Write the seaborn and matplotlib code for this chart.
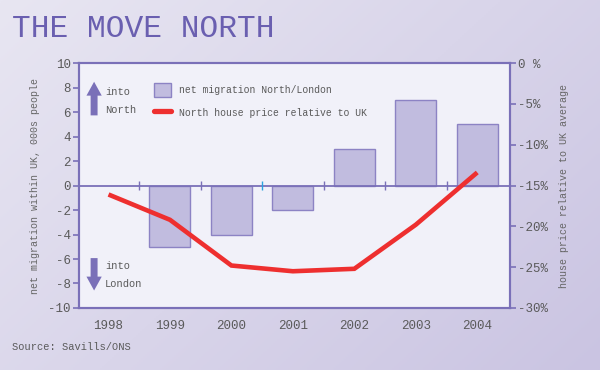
"""
The move North: net migration North/London vs North house prices relative to UK
"""
import numpy as np
import pandas as pd
import matplotlib
matplotlib.use('Agg')
import matplotlib.pyplot as plt
from matplotlib.patches import Patch
from matplotlib.lines import Line2D
import seaborn as sns

# Datos
years = ['1998', '1999', '2000', '2001', '2002', '2003', '2004']
migration_years = ['1999', '2000', '2001', '2002', '2003', '2004']
net_migration = [-5, -4, -2, 3, 7, 5]          # miles de personas
house_price_rel = [-16.1, -19.2, -24.8, -25.5, -25.2, -19.8, -13.4]  # % vs media UK
left_ticks = [10, 8, 6, 4, 2, 0, -2, -4, -6, -8, -10]
right_ticks = [0, -5, -10, -15, -20, -25, -30]
right_labels = ['0 %', '-5%', '-10%', '-15%', '-20%', '-25%', '-30%']

PURPLE = '#7a70b8'
BAR_FILL = '#c1bcdf'
BAR_EDGE = '#8c83c4'
RED = '#ee2f2f'
TEXT = '#5a5a5a'
FONT = 'Liberation Mono'

sns.set_style('white')
plt.rcParams['font.family'] = [FONT, 'DejaVu Sans']

fig = plt.figure(figsize=(6, 3.7), dpi=100)

# Fondo degradado lavanda
bg = fig.add_axes([0, 0, 1, 1], zorder=-10)
gx, gy = np.meshgrid(np.linspace(0, 1, 300), np.linspace(0, 1, 200))
grad = 0.6 * gx + 0.4 * gy
cmap = matplotlib.colors.LinearSegmentedColormap.from_list('bg', ['#e8e6f2', '#cac4e2'])
bg.imshow(grad, cmap=cmap, aspect='auto', extent=[0, 1, 0, 1], origin='upper')
bg.axis('off')

ax = fig.add_axes([0.1317, 0.1676, 0.718, 0.662])
ax.set_facecolor('#f1f1f9')

df = pd.DataFrame({'year': migration_years, 'migration': net_migration})
sns.barplot(data=df, x='year', y='migration', order=years, ax=ax,
            color=BAR_FILL, edgecolor=BAR_EDGE, linewidth=1.0,
            width=0.667, saturation=1, zorder=2)
for p in ax.patches:
    p.set_facecolor(BAR_FILL)

ax.set_xlim(-0.48, 6.53)
ax.set_ylim(-10, 10)
ax.set_yticks(left_ticks)
ax.set_yticklabels([str(t) for t in left_ticks])
ax.set_xticks(range(len(years)))
ax.set_xticklabels(years)
ax.set_xlabel('')
ax.set_ylabel('net migration within UK, 000s people', fontsize=7.2, color='#666666', labelpad=6)
ax.tick_params(axis='y', direction='out', length=4, width=1.2, color=PURPLE,
               labelsize=9, labelcolor=TEXT, pad=2)
ax.tick_params(axis='x', length=0, labelsize=9, labelcolor=TEXT, pad=9)
for s in ax.spines.values():
    s.set_color(PURPLE)
    s.set_linewidth(1.5)

# Línea del cero con marcas entre categorías
ax.axhline(0, color=PURPLE, lw=1.3, zorder=3)
gaps = np.arange(len(years) - 1) + 0.5
tick_colors = [PURPLE, PURPLE, '#2aa4e0', PURPLE, PURPLE, PURPLE]
ax.vlines(gaps, -0.35, 0.35, colors=tick_colors, lw=1.0, zorder=3)

# Eje derecho: precio relativo
ax2 = ax.twinx()
sns.lineplot(x=np.arange(len(years)), y=house_price_rel, ax=ax2, color=RED,
             lw=3.3, solid_joinstyle='miter', solid_capstyle='butt', zorder=4)
ax2.set_ylim(-30, 0)
ax2.set_yticks(right_ticks)
ax2.set_yticklabels(right_labels)
ax2.set_ylabel('house price relative to UK average', fontsize=7.2, color='#666666',
               rotation=90, labelpad=8)
ax2.tick_params(axis='y', direction='out', length=4, width=1.2, color=PURPLE,
                labelsize=9, labelcolor=TEXT, pad=2)
for s in ax2.spines.values():
    s.set_color(PURPLE)
    s.set_linewidth(1.5)
ax.set_zorder(1)
ax2.set_zorder(2)
ax2.patch.set_visible(False)
ax.patch.set_visible(True)

# Flechas "into North" / "into London"
arrow_style = 'simple,head_width=1.1,head_length=1.0,tail_width=0.5'
ax.annotate('', xy=(0.035, 0.935), xytext=(0.035, 0.775), xycoords='axes fraction',
            arrowprops=dict(arrowstyle=arrow_style, color=PURPLE, lw=0))
ax.annotate('', xy=(0.035, 0.06), xytext=(0.035, 0.215), xycoords='axes fraction',
            arrowprops=dict(arrowstyle=arrow_style, color=PURPLE, lw=0))
ax.text(0.06, 0.845, 'into\nNorth', transform=ax.transAxes, fontsize=7.5,
        color=TEXT, va='center', ha='left', linespacing=1.9)
ax.text(0.06, 0.135, 'into\nLondon', transform=ax.transAxes, fontsize=7.5,
        color=TEXT, va='center', ha='left', linespacing=1.9)

# Leyenda
handles = [Patch(facecolor=BAR_FILL, edgecolor=BAR_EDGE, lw=1.0),
           Line2D([], [], color=RED, lw=3.8)]
labels = ['net migration North/London', 'North house price relative to UK']
ax2.legend(handles, labels, loc='upper left', bbox_to_anchor=(0.174, 0.918),
           frameon=False, fontsize=7, handlelength=1.75, handleheight=1.75,
           handletextpad=0.8, labelspacing=0.95, borderpad=0, borderaxespad=0,
           labelcolor=TEXT)

# Título y fuente
fig.text(0.02, 0.922, 'THE MOVE NORTH', fontsize=22.5, color='#6a5fb0',
         family=FONT, va='center', ha='left')
fig.text(0.02, 0.062, 'Source: Savills/ONS', fontsize=7.5, color=TEXT,
         va='center', ha='left')

plt.savefig('out.png', dpi=100)
plt.close()
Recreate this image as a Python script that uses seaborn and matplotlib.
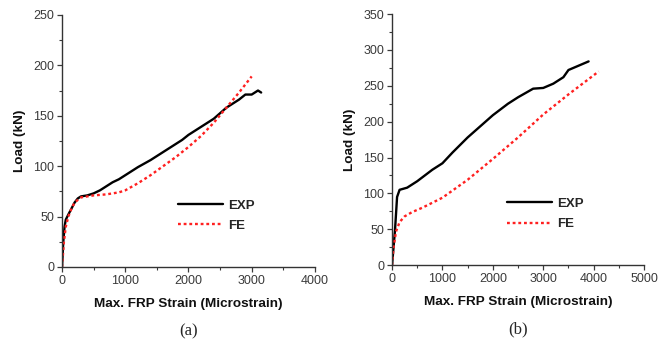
import numpy as np
import pandas as pd
import matplotlib
matplotlib.use("Agg")
import matplotlib.pyplot as plt
import seaborn as sns
from matplotlib.ticker import MultipleLocator

# Panel (a) data
a_exp_strain = [0, 20, 40, 60, 100, 150, 200, 250, 300, 400, 500, 600, 700, 800, 900,
                1000, 1200, 1400, 1600, 1800, 1900, 2000, 2200, 2400, 2600, 2800,
                2900, 3000, 3100, 3150]
a_exp_load = [0, 25, 40, 47, 52, 58, 64, 68, 70, 71, 73, 76, 80, 84, 87,
              91, 99, 106, 114, 122, 126, 131, 139, 147, 158, 166,
              171, 171, 175, 173]
a_fe_strain = [0, 30, 60, 100, 150, 200, 300, 500, 700, 900, 1000, 1200, 1400,
               1600, 1800, 2000, 2200, 2400, 2600, 2800, 3000]
a_fe_load = [0, 25, 40, 50, 58, 64, 69, 71, 72, 74, 76, 83, 91,
             100, 109, 119, 130, 143, 158, 173, 189]

# Panel (b) data
b_exp_strain = [0, 30, 60, 100, 150, 300, 500, 800, 1000, 1200, 1500, 2000, 2300,
                2500, 2800, 3000, 3200, 3400, 3500, 3700, 3900]
b_exp_load = [0, 25, 50, 95, 105, 108, 117, 133, 142, 157, 178, 209, 225,
              234, 246, 247, 253, 262, 272, 278, 284]
b_fe_strain = [0, 30, 80, 150, 250, 400, 600, 800, 1000, 1500, 2000, 2500, 3000,
               3500, 4100]
b_fe_load = [0, 25, 47, 60, 68, 74, 80, 87, 94, 119, 148, 178, 210, 238, 270]


def make_df(exp_x, exp_y, fe_x, fe_y):
    return pd.concat([
        pd.DataFrame({'strain': exp_x, 'load': exp_y, 'series': 'EXP'}),
        pd.DataFrame({'strain': fe_x, 'load': fe_y, 'series': 'FE'}),
    ], ignore_index=True)


sns.set_style("ticks")
plt.rcParams['font.family'] = ['Liberation Sans', 'DejaVu Sans']

fig = plt.figure(figsize=(6.69, 3.43), dpi=100)
ax_a = fig.add_axes([0.0927, 0.2216, 0.378, 0.735])
ax_b = fig.add_axes([0.586, 0.227, 0.3767, 0.732])

panels = [
    (ax_a, make_df(a_exp_strain, a_exp_load, a_fe_strain, a_fe_load), 4000, 250, 50, '(a)'),
    (ax_b, make_df(b_exp_strain, b_exp_load, b_fe_strain, b_fe_load), 5000, 350, 50, '(b)'),
]

for ax, df, xmax, ymax, ystep, tag in panels:
    sns.lineplot(data=df, x='strain', y='load', hue='series', style='series',
                 palette={'EXP': 'black', 'FE': '#ff2020'},
                 dashes={'EXP': '', 'FE': (1.2, 1.2)},
                 sort=False, estimator=None, ax=ax)
    for line in ax.get_lines():
        line.set_linewidth(1.7)
    ax.set_xlim(0, xmax)
    ax.set_ylim(0, ymax)
    ax.xaxis.set_major_locator(MultipleLocator(1000))
    ax.xaxis.set_minor_locator(MultipleLocator(500))
    ax.yaxis.set_major_locator(MultipleLocator(ystep))
    ax.yaxis.set_minor_locator(MultipleLocator(ystep / 2))
    ax.tick_params(which='major', length=3.5, width=0.9, labelsize=9,
                   colors='#3a3a3a', pad=2)
    ax.tick_params(which='minor', length=2, width=0.8, colors='#3a3a3a')
    for s in ['left', 'bottom']:
        ax.spines[s].set_linewidth(1.0)
        ax.spines[s].set_color('#333333')
    sns.despine(ax=ax)
    ax.set_xlabel('Max. FRP Strain (Microstrain)', fontsize=9.7, fontweight='bold',
                  labelpad=8, color='#111111')
    ax.set_ylabel('Load (kN)', fontsize=9.7, fontweight='bold', labelpad=5,
                  color='#111111')
    leg = ax.legend(loc='upper left', bbox_to_anchor=(0.458, 0.268), frameon=False,
                    fontsize=9.5, handlelength=3.4, handletextpad=0.4,
                    labelspacing=0.6, borderpad=0, borderaxespad=0)
    for t in leg.get_texts():
        t.set_fontweight('bold')
    for h in leg.get_lines():
        h.set_linewidth(1.7)
    ax.text(0.5, -0.225, tag, transform=ax.transAxes, ha='center', va='top',
            fontsize=12, family='Liberation Serif')

fig.savefig('out.png', dpi=100)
■ ■ ■
Quote, please, every line of the material above from its start through the line that has "ax.set_facecolor('#f1f1f9')", reproducing the words exactly and dropping any images.

Write the seaborn and matplotlib code for this chart.
"""
The move North: net migration North/London vs North house prices relative to UK
"""
import numpy as np
import pandas as pd
import matplotlib
matplotlib.use('Agg')
import matplotlib.pyplot as plt
from matplotlib.patches import Patch
from matplotlib.lines import Line2D
import seaborn as sns

# Datos
years = ['1998', '1999', '2000', '2001', '2002', '2003', '2004']
migration_years = ['1999', '2000', '2001', '2002', '2003', '2004']
net_migration = [-5, -4, -2, 3, 7, 5]          # miles de personas
house_price_rel = [-16.1, -19.2, -24.8, -25.5, -25.2, -19.8, -13.4]  # % vs media UK
left_ticks = [10, 8, 6, 4, 2, 0, -2, -4, -6, -8, -10]
right_ticks = [0, -5, -10, -15, -20, -25, -30]
right_labels = ['0 %', '-5%', '-10%', '-15%', '-20%', '-25%', '-30%']

PURPLE = '#7a70b8'
BAR_FILL = '#c1bcdf'
BAR_EDGE = '#8c83c4'
RED = '#ee2f2f'
TEXT = '#5a5a5a'
FONT = 'Liberation Mono'

sns.set_style('white')
plt.rcParams['font.family'] = [FONT, 'DejaVu Sans']

fig = plt.figure(figsize=(6, 3.7), dpi=100)

# Fondo degradado lavanda
bg = fig.add_axes([0, 0, 1, 1], zorder=-10)
gx, gy = np.meshgrid(np.linspace(0, 1, 300), np.linspace(0, 1, 200))
grad = 0.6 * gx + 0.4 * gy
cmap = matplotlib.colors.LinearSegmentedColormap.from_list('bg', ['#e8e6f2', '#cac4e2'])
bg.imshow(grad, cmap=cmap, aspect='auto', extent=[0, 1, 0, 1], origin='upper')
bg.axis('off')

ax = fig.add_axes([0.1317, 0.1676, 0.718, 0.662])
ax.set_facecolor('#f1f1f9')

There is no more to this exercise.